The Body as Music’s Terroir

Western musical thought has been shaped by several dominant metaphors. These metaphors not only influence the vocabulary we use to describe and analyze music, they also impact our musical imaginaries, performance practices, and sensory access to music. In this talk, I discuss terroir as the metaphorical underpinning that helped me to conceptualize singing and listening as intermaterial vibrational practices (2015), and to articulate how the cultural-political concept of the race of sound has material (and sonorous) consequences (2019). More broadly, I encourage those of us invested in decolonializing data, methodology and analysis to experiment with new metaphors.

 

Nina Eidsheim is the author of Sensing Sound: Singing and Listening as Vibrational Practice and The Race of Sound: Listening, Timbre, and Vocality in African American Music; co-editing Oxford Handbook of Voice Studies; Co-editor of the Refiguring American Music book series for Duke University Press; recipient of the Mellon Foundation Fellowship, Cornell University Society of the Humanities Fellowship, the UC President’s Faculty Research Fellowship and the ACLS Charles A. Ryskamp Fellowship.

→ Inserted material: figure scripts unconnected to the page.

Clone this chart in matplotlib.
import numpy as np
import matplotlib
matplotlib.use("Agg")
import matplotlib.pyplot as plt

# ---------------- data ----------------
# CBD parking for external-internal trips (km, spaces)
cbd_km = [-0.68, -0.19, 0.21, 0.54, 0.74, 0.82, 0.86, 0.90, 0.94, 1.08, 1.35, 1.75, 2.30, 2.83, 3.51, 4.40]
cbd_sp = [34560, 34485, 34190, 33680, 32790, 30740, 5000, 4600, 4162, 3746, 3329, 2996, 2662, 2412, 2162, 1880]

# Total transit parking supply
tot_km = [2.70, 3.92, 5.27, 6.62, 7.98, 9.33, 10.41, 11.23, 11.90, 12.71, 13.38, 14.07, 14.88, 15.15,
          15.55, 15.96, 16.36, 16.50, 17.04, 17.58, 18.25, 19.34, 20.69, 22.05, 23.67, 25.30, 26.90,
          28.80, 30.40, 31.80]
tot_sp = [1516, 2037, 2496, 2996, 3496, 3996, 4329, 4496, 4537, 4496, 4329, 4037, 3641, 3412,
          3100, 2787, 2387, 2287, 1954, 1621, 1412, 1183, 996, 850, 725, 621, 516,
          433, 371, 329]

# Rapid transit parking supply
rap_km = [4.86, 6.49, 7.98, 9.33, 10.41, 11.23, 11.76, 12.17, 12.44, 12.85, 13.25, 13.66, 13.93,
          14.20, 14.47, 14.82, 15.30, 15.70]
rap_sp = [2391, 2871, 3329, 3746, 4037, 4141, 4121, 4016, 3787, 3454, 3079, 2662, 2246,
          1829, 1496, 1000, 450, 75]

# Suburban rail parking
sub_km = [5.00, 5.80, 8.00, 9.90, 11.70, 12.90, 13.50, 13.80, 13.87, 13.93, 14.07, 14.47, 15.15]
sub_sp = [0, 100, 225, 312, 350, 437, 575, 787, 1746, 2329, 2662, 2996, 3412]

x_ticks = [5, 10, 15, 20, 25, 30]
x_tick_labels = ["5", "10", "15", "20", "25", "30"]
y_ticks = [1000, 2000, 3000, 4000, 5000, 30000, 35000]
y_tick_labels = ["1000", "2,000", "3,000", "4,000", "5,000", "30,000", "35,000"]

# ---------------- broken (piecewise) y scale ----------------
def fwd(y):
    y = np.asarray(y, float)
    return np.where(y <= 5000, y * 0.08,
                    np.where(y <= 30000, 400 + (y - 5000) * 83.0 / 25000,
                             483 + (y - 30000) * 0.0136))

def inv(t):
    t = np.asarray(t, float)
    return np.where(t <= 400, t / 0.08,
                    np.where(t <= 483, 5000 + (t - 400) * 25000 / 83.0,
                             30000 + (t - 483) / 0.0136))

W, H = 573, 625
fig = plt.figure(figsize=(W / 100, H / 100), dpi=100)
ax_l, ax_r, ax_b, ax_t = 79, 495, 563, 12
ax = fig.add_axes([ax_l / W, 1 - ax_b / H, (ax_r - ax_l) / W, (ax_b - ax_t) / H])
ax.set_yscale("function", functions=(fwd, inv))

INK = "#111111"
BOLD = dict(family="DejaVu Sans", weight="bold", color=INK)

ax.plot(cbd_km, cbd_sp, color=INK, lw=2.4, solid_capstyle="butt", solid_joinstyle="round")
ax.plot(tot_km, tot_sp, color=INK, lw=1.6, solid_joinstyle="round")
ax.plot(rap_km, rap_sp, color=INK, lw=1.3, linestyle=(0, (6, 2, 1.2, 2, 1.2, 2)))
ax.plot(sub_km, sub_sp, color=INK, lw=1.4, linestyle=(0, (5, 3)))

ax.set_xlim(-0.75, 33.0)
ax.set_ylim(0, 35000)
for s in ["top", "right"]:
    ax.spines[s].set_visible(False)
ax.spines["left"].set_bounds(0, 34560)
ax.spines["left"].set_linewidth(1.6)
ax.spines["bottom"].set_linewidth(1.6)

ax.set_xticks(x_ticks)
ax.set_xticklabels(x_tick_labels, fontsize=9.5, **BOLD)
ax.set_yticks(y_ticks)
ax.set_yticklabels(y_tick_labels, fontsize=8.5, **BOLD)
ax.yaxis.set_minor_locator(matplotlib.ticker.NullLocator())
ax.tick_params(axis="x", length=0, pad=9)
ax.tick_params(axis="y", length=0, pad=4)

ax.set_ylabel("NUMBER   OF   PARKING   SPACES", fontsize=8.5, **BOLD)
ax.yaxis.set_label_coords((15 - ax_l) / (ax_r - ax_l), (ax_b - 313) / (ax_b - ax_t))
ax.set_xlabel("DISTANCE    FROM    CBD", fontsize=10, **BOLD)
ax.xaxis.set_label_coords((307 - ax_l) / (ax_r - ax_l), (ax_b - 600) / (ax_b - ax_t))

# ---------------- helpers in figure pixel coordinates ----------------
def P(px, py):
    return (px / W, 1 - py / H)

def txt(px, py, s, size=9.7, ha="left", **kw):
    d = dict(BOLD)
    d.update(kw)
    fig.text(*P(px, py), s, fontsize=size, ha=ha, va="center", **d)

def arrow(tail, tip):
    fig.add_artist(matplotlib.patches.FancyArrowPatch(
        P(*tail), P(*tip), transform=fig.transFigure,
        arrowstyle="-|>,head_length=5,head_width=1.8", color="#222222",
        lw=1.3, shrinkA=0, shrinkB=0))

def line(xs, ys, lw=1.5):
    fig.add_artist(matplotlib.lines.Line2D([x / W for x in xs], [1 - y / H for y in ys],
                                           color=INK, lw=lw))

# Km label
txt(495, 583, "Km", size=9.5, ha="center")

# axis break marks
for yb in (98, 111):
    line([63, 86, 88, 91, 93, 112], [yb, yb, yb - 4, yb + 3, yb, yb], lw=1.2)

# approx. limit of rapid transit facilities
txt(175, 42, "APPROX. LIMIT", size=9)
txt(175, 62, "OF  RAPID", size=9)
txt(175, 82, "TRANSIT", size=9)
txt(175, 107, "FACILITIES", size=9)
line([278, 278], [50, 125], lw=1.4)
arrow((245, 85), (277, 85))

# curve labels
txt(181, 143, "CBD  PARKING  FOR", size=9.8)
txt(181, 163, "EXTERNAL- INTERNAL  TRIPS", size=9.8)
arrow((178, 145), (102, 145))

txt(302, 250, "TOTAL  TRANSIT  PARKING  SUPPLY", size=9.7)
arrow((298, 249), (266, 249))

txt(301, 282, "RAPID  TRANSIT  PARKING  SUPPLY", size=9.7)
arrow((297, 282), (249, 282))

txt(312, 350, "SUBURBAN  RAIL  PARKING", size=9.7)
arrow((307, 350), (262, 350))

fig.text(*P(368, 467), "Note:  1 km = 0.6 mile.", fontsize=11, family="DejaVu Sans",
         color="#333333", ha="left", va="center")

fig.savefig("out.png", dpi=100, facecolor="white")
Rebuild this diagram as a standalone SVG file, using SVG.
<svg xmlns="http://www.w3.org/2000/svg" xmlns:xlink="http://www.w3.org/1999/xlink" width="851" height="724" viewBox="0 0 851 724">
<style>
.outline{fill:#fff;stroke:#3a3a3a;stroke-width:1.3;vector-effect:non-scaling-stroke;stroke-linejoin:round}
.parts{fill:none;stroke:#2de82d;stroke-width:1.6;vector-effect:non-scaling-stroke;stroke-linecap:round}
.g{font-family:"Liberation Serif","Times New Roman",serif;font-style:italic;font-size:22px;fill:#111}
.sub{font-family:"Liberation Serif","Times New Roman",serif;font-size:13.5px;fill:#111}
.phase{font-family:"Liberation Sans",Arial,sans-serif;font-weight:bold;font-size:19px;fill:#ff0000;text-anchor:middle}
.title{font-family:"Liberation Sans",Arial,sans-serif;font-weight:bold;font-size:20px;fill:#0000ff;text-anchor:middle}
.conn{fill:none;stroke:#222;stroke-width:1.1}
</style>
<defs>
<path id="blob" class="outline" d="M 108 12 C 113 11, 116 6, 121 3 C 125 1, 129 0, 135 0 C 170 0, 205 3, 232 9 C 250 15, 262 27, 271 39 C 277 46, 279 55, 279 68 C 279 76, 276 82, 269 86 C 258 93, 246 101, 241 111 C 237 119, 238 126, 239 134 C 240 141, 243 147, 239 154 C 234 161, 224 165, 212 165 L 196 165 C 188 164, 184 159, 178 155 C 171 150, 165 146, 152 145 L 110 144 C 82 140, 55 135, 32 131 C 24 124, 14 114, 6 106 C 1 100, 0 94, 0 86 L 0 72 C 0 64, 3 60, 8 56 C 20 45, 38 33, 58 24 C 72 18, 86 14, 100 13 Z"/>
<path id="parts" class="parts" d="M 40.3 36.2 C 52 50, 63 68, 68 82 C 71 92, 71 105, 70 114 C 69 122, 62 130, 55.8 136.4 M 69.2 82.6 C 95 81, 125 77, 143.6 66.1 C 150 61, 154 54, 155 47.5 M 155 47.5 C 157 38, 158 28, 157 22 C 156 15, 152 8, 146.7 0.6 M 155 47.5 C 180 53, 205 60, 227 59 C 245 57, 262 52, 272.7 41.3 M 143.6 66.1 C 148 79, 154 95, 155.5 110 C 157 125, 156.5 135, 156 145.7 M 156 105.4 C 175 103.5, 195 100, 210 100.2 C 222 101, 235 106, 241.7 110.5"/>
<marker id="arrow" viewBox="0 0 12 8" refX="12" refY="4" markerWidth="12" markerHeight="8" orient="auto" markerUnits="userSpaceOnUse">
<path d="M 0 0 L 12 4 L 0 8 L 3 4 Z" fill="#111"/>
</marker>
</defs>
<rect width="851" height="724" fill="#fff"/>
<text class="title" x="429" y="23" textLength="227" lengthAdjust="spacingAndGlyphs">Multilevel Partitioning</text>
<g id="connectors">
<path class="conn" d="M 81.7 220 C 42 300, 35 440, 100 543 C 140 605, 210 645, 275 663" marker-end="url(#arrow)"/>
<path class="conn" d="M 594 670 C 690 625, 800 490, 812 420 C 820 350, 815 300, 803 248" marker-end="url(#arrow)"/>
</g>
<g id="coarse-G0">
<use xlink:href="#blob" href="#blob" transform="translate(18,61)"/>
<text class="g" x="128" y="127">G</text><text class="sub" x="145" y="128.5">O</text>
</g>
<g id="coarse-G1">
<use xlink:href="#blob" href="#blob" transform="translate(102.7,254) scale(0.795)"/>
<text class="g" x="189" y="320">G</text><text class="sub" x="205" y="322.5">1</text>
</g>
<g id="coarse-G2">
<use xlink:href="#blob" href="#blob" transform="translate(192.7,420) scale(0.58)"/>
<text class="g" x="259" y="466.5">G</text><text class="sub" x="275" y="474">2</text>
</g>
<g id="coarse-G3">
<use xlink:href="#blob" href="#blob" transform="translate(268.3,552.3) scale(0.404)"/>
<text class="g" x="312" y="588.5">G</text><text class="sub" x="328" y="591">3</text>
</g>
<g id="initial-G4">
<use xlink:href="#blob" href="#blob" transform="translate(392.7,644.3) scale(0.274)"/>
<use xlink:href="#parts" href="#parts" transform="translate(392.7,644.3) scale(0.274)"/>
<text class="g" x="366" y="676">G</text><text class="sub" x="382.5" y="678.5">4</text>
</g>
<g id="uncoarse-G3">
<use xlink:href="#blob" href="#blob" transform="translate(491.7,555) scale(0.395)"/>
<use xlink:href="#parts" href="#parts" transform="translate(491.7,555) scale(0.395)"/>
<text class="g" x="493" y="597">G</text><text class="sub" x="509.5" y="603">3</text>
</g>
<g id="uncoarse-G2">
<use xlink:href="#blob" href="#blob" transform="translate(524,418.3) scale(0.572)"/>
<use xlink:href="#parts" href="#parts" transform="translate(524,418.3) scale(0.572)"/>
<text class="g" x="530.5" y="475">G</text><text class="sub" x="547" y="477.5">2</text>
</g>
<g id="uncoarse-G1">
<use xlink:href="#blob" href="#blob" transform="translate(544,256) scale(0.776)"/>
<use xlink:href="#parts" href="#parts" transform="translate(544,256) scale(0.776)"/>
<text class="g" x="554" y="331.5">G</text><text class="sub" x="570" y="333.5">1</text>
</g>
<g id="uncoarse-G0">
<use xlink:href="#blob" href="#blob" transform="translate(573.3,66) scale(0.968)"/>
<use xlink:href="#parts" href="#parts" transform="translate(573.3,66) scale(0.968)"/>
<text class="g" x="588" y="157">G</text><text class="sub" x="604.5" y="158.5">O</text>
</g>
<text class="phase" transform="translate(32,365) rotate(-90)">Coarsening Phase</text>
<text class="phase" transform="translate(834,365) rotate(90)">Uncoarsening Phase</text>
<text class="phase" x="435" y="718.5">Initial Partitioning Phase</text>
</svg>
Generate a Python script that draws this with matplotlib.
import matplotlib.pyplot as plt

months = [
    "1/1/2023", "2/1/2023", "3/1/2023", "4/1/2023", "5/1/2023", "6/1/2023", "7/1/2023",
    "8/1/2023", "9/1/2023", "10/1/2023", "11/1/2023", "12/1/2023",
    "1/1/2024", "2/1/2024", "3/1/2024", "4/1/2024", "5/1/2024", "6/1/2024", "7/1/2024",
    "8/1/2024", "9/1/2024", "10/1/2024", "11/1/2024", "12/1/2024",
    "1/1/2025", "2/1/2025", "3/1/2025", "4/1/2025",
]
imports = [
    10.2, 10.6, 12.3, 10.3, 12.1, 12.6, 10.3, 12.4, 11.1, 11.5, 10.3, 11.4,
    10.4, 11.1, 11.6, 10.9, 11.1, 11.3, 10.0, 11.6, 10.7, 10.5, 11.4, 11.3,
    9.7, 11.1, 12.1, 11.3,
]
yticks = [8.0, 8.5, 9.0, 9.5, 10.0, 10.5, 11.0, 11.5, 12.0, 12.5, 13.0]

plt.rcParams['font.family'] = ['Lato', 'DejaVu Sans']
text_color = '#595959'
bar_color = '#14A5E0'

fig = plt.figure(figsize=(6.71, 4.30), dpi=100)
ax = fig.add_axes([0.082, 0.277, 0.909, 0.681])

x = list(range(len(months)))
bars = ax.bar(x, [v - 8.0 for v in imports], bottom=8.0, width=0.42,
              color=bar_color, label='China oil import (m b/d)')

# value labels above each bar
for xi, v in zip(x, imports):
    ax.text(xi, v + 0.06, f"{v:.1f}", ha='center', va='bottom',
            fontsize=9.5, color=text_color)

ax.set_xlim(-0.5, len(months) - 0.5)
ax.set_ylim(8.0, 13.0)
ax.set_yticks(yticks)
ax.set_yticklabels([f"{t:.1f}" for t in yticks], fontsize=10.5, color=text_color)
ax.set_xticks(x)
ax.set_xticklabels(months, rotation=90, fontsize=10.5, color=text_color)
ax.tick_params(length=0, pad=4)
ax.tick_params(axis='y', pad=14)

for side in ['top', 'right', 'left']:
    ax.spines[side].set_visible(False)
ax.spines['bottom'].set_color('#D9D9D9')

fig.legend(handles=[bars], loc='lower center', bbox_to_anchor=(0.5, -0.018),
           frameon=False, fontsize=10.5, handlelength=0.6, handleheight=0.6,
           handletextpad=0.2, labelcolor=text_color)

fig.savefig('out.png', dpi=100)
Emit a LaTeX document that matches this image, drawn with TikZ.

She received her bachelor of music from the voice program at the Agder Conservatory (Norway); MFA in vocal performance from the California Institute of the Arts; and Ph.D. in Musicology from the University of California, San Diego. Eidsheim is Professor of Musicology, UCLA Herb Alpert School of Music and founder and director of the UCLA Practice-based Experimental Epistemology (PEER) Lab, an experimental research Lab dedicated to decolonializing data, methodology, and analysis, in and through multisensory creative practices.